Protecting Children Online
After 40 years of organizing in communities across this city and country, we can spot the difference between real policy solutions and band-aid approaches that don’t actually address the root problems. We know that real change comes from giving people practical tools they can use, not surface-level approaches that look good on paper. When it comes to keeping kids safe, we need something sturdy: solutions that actually work in the real world meeting families where they are.
That’s why we are speaking out about digital safety for our children, because this issue is too important for political theater. Our kids need real protection online and we’re not going to get that by making navigating digital spaces more complex for parents.
New York Attorney General Letitia James recently announced new draft rules for the SAFE for Kids rulemaking that would force every individual platform to create its own age verification system. While well-intentioned, this patchwork solution isn’t any better—it creates a confusing maze of different requirements that will be harder for parents to navigate and puts our children’s private information at risk by requiring them to verify their age separately with countless different apps and websites.
If we’re serious about protecting children online, we need to focus on efforts that actually follow principles that protect families, like keeping data private, creating equal expectations for all platforms, and being easy for parents to use.
One piece of legislation Congress should consider is the App Store Accountability Act, a federal bill that would actually empower parents to guide their children’s digital experiences. This legislation has users verify their age at the app store level, so teens don’t have to share specific personal data with every individual platform they want to use. From there, parents get notified when their teen wants to download something and can say yes or no based on their family’s needs.
This approach to online safety respects both parents and young people. Once a parent approves an app, their teenager can use it privately. It gives parents basic awareness of which digital spaces their children are entering, the same way they’d want to know about physical spaces their kids spend time in.
From our work at The Black Institute and decades of community organizing, we know how important it is for solutions to work equitably and accessibly across communities of color. The App Store Accountability Act does exactly that. It loops parents into the conversation and makes sure no kids can slip through the cracks. Instead of New York’s confusing patchwork of different rules for different apps, a federal solution creates one clear, consistent standard that works for every family.
In our 15 years of advocacy, we’ve met a lot of legislators pushing for their agendas, and we’ve learned to ask one simple question: does this policy actually make life better for the people who need help most, or does it just create the appearance of action?
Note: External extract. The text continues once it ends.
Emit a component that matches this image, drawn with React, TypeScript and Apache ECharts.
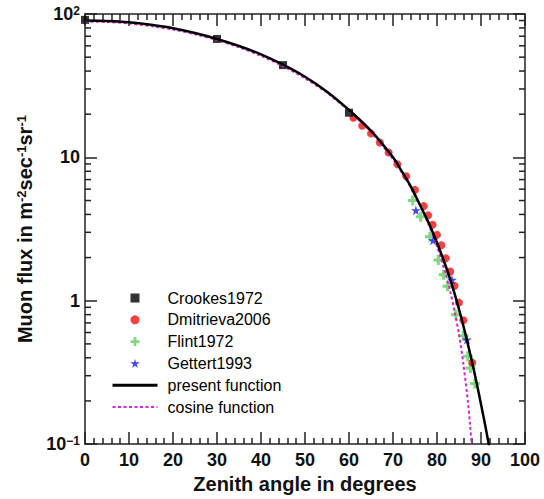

Adding momentary warning labels when you open social media apps and forcing families to navigate dozens of different age verification systems fail that test completely. They create the illusion of action while doing nothing to actually help families navigate a confusing digital world.
The App Store Accountability Act passes that test. It gives parents practical tools they can actually use to stay involved in their children’s digital lives. It works for families regardless of their income, technical knowledge, or background. And it preserves young people’s access to the educational and social resources they need while ensuring their parents can guide those choices appropriately.
New Yorkers fight for real change, not symbolic gestures. We’re calling on our congressional delegation to support the App Store Accountability Act. That’s how we actually protect our children—not with labels they’ll ignore or complicated app-by-app systems that put their data at risk, but with tools their parents can use.
Bertha Lewis is the founder and president of The Black Institute, an action tank whose mission is to shape intellectual discourse and dialogue from a Black perspective.